• OBJECTIVE
Below, find the line containing "What Chart.js code" and the line containing "60, 70, 80];"; reproduce exactly those two and every line between them, omitting pictures.

• • • • •

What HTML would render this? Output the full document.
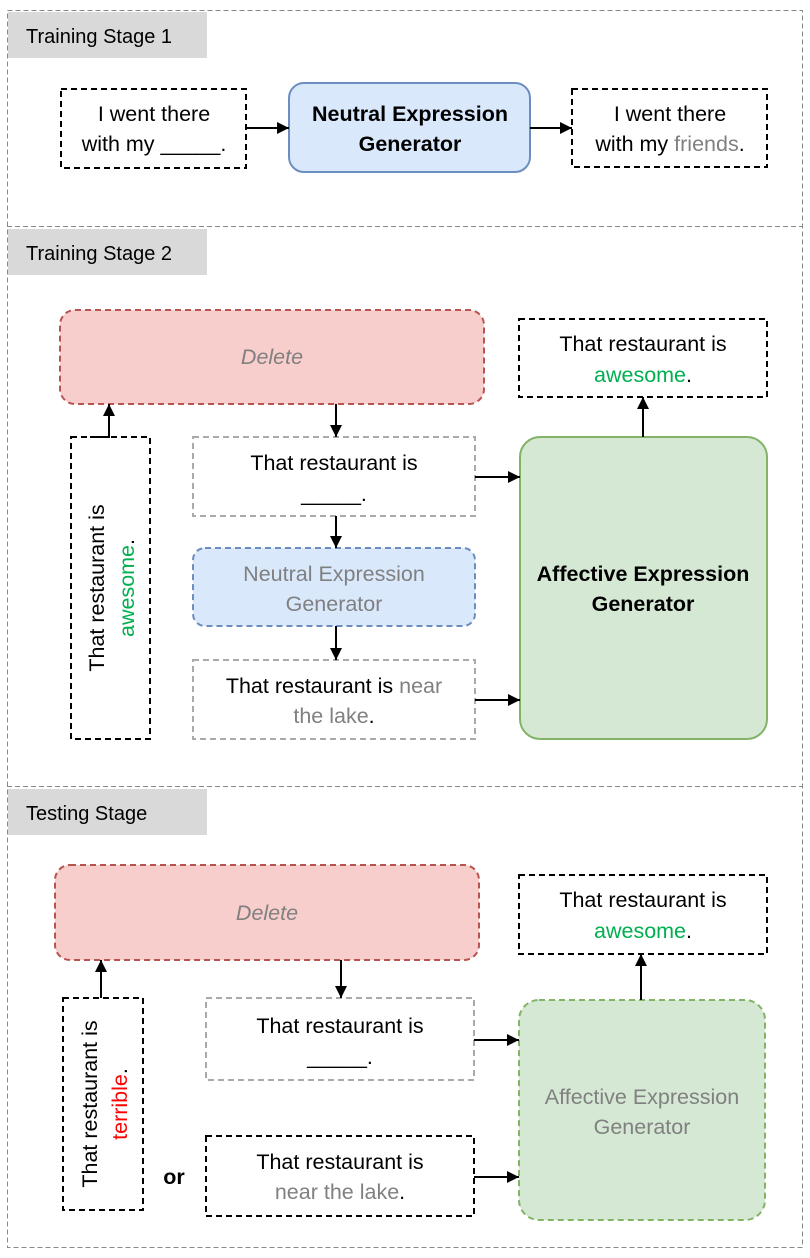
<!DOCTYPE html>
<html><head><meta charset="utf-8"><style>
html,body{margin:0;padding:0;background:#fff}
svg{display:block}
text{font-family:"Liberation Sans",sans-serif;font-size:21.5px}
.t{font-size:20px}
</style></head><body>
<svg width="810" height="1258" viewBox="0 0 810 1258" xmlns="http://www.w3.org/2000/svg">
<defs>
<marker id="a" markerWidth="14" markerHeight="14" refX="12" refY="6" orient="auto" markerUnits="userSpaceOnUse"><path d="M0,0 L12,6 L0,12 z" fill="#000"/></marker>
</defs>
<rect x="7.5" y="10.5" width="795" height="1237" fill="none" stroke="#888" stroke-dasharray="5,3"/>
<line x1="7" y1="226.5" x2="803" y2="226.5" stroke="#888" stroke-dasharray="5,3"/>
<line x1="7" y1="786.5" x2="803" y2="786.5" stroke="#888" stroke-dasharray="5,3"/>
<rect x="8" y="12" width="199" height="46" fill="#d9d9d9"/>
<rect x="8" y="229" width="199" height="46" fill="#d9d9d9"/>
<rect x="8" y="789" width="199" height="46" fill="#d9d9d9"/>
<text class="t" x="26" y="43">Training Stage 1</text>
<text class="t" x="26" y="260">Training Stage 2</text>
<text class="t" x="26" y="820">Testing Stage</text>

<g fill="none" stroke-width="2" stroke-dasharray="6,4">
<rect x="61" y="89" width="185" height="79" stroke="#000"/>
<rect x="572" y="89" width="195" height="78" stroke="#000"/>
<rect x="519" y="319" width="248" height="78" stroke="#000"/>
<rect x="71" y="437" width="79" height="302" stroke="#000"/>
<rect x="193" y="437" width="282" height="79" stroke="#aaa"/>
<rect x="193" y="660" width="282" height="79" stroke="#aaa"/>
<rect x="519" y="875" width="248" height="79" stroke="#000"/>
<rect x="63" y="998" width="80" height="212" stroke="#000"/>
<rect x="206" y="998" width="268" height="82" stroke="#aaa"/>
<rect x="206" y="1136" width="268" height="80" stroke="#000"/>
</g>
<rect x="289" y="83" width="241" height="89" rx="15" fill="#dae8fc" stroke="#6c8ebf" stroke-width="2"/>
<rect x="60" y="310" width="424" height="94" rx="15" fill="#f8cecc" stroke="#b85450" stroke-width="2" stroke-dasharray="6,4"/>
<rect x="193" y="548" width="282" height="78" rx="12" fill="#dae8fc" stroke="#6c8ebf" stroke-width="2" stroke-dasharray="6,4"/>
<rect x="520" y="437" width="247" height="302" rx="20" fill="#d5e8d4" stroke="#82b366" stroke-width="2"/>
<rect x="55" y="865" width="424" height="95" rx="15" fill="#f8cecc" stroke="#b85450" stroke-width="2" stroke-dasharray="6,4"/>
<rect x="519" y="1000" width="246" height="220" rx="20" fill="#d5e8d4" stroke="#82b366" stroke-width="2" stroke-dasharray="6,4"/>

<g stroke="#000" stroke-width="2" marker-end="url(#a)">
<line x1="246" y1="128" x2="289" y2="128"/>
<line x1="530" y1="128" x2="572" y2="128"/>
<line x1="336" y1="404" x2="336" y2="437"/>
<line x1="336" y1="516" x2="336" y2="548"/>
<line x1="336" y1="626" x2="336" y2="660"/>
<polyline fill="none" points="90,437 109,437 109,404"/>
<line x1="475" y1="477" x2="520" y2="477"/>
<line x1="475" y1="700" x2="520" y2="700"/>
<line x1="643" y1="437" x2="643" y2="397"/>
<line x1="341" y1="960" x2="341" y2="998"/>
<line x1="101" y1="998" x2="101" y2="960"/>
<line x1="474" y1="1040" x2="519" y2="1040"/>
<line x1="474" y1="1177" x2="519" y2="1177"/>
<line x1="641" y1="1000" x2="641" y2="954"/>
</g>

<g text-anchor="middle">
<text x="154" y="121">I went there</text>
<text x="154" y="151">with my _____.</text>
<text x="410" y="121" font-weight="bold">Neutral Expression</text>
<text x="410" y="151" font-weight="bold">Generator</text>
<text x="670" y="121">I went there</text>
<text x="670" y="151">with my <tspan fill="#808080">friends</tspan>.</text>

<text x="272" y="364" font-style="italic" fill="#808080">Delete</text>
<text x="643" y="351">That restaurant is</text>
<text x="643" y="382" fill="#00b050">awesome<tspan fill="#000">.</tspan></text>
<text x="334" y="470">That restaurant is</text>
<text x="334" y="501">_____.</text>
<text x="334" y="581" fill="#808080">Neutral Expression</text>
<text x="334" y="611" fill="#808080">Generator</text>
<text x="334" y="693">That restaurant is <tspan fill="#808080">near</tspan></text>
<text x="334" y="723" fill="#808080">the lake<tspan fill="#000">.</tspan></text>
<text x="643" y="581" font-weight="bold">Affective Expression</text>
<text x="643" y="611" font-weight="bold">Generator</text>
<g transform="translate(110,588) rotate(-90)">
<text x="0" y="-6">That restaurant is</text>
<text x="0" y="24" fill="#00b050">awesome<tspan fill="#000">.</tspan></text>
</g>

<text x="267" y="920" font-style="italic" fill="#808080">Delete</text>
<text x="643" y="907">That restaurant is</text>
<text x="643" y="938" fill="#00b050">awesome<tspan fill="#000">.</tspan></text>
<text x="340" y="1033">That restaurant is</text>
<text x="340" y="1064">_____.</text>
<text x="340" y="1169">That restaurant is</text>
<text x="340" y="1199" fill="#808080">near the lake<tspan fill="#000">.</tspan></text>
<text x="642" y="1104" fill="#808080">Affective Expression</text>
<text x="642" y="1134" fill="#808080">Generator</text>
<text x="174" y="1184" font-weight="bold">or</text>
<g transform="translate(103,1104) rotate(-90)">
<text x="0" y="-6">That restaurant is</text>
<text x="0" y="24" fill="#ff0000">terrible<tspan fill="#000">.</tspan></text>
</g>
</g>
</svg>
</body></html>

• • • • •

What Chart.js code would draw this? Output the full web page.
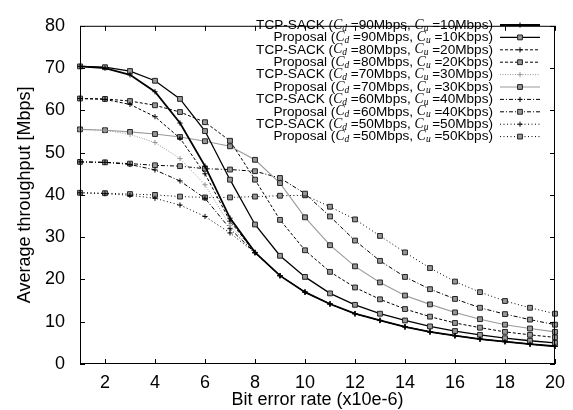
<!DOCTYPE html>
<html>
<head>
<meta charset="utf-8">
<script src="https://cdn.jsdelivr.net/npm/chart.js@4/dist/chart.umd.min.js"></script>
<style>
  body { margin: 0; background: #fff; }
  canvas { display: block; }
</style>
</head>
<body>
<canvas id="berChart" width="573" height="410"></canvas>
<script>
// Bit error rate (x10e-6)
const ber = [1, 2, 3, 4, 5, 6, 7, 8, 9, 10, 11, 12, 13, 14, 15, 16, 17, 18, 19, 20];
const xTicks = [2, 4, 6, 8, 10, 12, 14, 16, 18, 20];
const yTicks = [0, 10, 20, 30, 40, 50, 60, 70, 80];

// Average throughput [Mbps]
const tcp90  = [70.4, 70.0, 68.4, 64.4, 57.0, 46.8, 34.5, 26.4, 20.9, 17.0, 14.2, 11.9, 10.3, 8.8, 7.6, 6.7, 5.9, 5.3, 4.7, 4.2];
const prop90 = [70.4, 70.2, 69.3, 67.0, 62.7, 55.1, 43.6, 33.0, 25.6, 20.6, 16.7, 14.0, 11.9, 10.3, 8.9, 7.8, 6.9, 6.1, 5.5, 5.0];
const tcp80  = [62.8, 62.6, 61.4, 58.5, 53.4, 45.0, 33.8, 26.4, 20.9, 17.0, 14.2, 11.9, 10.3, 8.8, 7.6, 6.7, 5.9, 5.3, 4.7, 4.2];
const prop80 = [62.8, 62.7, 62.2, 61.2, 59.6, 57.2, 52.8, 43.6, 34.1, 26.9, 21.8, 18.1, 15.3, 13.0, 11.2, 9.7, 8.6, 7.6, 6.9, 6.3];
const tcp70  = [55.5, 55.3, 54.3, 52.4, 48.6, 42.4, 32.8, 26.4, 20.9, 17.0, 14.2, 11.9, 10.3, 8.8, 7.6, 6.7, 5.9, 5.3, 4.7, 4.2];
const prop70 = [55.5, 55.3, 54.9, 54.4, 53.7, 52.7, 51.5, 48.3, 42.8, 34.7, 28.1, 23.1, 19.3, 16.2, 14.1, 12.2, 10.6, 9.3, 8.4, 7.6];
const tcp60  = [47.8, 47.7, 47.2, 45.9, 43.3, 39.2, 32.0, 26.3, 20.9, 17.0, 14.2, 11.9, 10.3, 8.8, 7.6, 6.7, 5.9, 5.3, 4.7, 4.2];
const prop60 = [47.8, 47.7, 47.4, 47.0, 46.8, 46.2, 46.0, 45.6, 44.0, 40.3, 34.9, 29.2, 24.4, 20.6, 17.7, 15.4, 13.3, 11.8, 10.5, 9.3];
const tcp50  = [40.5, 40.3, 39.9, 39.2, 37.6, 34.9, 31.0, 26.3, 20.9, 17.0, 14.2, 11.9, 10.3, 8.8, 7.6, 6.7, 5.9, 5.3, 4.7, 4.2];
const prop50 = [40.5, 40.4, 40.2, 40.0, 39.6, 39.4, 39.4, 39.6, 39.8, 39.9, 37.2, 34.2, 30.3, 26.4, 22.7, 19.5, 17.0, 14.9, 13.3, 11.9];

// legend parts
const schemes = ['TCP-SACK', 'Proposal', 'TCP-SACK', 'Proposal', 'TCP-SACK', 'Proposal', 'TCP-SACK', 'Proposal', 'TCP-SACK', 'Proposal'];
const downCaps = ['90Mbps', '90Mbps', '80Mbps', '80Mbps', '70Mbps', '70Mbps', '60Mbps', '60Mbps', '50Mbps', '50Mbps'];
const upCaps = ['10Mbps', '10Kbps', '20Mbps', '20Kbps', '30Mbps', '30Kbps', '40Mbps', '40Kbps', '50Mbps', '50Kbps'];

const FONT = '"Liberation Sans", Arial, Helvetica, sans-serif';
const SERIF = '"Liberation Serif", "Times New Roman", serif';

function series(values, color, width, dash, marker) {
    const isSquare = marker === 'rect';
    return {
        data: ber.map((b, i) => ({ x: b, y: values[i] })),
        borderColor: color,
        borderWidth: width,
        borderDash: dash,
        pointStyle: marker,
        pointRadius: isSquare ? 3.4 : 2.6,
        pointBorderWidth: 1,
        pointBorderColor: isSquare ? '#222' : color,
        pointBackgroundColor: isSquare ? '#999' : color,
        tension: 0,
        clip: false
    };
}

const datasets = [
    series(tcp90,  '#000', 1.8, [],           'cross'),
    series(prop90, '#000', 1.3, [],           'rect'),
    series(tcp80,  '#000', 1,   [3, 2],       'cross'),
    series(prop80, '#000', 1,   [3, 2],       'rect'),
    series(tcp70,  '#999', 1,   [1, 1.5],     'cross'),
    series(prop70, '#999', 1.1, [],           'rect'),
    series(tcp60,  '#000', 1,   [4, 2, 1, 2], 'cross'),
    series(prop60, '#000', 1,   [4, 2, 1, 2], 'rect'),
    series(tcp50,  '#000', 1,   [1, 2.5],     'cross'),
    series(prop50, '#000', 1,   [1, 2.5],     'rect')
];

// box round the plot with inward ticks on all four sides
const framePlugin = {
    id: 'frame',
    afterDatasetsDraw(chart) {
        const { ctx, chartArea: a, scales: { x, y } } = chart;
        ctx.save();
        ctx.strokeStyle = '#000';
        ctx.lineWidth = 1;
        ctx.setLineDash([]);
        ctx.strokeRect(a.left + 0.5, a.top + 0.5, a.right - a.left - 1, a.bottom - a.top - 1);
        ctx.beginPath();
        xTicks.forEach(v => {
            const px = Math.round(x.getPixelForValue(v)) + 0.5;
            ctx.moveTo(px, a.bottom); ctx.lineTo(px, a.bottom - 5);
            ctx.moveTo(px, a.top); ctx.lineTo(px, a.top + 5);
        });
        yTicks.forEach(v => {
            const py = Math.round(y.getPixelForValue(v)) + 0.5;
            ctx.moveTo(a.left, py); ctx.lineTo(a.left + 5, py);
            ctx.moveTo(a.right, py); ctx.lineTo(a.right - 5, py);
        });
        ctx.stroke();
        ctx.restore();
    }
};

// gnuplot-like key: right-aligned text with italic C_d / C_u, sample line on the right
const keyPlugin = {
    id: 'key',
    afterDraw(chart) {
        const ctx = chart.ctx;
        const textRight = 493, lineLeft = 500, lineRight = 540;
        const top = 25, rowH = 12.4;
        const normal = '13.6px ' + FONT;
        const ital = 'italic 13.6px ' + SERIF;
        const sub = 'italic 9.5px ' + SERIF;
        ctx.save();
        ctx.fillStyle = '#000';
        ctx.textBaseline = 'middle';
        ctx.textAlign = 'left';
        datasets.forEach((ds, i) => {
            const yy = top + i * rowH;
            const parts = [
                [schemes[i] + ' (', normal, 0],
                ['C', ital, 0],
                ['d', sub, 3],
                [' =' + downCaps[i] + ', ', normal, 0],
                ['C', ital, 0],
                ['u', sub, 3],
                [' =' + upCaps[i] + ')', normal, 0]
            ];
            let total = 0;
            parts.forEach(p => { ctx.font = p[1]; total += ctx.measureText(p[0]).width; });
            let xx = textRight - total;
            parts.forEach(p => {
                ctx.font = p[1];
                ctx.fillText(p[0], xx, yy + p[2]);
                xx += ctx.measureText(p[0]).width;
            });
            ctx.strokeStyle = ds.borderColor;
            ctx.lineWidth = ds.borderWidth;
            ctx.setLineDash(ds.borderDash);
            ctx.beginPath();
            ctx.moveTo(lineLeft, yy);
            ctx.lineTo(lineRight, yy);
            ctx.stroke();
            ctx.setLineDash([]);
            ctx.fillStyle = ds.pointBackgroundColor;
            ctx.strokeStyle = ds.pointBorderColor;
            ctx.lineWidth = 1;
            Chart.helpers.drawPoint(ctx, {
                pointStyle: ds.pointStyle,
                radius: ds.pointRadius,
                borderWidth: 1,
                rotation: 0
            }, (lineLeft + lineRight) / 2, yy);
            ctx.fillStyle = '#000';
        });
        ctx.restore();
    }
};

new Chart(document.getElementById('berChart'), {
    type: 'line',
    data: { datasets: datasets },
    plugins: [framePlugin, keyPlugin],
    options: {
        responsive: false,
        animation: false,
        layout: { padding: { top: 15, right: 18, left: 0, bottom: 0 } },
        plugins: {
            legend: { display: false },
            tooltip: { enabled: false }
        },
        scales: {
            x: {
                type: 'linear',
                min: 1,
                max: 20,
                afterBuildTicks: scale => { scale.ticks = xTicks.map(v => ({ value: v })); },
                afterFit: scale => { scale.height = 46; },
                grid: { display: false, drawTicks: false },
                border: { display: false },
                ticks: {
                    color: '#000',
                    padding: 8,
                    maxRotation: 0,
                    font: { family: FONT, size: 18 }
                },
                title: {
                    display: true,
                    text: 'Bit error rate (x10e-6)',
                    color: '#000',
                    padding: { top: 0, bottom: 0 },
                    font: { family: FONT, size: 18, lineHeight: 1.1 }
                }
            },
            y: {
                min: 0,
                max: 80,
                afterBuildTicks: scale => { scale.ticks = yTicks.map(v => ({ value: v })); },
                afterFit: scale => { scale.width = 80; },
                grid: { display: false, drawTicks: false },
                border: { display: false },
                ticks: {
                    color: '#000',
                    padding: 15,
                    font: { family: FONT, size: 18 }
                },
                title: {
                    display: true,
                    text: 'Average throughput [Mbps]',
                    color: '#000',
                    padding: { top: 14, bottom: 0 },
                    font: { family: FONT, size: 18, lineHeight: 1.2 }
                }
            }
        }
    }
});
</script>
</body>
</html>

• • • • •

• RESPONSE
What Chart.js code would draw this? Output the full web page.
<!DOCTYPE html>
<html>
<head>
<meta charset="utf-8">
<script src="https://cdn.jsdelivr.net/npm/chart.js@4/dist/chart.umd.min.js"></script>
<style>
  body { margin: 0; background: #fff; }
  canvas { display: block; }
</style>
</head>
<body>
<canvas id="berChart" width="573" height="410"></canvas>
<script>
// Bit error rate (x10e-6)
const ber = [1, 2, 3, 4, 5, 6, 7, 8, 9, 10, 11, 12, 13, 14, 15, 16, 17, 18, 19, 20];
const xTicks = [2, 4, 6, 8, 10, 12, 14, 16, 18, 20];
const yTicks = [0, 10, 20, 30, 40, 50, 60, 70, 80];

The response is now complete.